I could hardly wait to get back to my office. If this deal went through, everything seemed possible.
But what, you may ask, about my principles? What about never borrowing or taking in investors?
To begin, I didnt really consider this borrowing or taking in investors in the classic sense. At this point, David and his partner, Peter Sudler, had no equity in the company. I still owned IDT 100 percent free and clear, even if technically they owned some of our equipment. I also didnt consider this a loan. I was under no obligation to make any fixed repayment schedule. Therefore, if things did not go as well as I hoped, nobody would be in a position to foreclose on me.
True, in order to entice David and Peter into the deal, I had to throw in some other goodies, like the right to do all my future equipment financing on the same terms. I, however, controlled the amount that customers would be charged for our service. Therefore, I controlled the amount the investors would actually make. Ten percent seemed to me a pretty fair return, given the fact that this looked like it would become a pretty capital-intensive business.
The investor got one other large benefit in this deal, a huge tax write-off. Because the investors were the ones who were buying the equipment, they were entitled to depreciate it over a few years. Given their high tax bracket, this meant that each dollar they invested would actually cost them only fifty cents.
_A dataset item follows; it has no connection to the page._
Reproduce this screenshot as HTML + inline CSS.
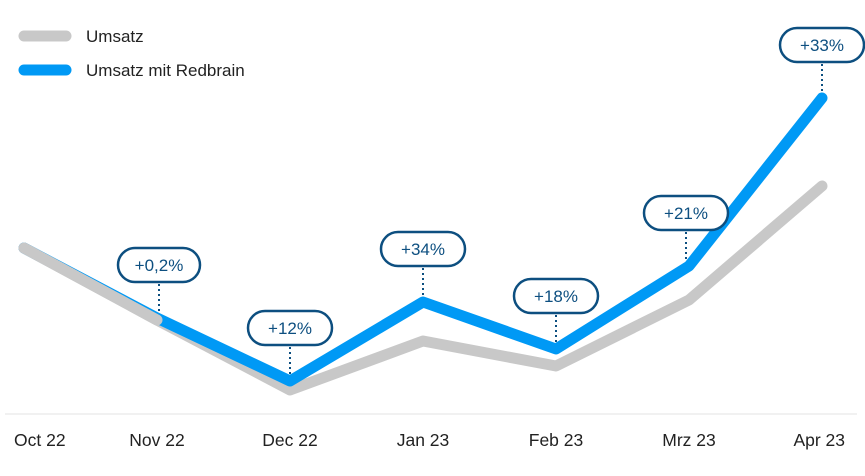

Although I came to this idea almost by accident, it has helped me to formulate some ideas on raising capital, particularly for relatively small operations that require tangible assets.
I strongly recommend that those trying to finance such a business look for some way to divide the entity up into its component parts and sell off those parts. This will result in your keeping full control of the business. It also means your investors get something tangible that they can keep even if you flop.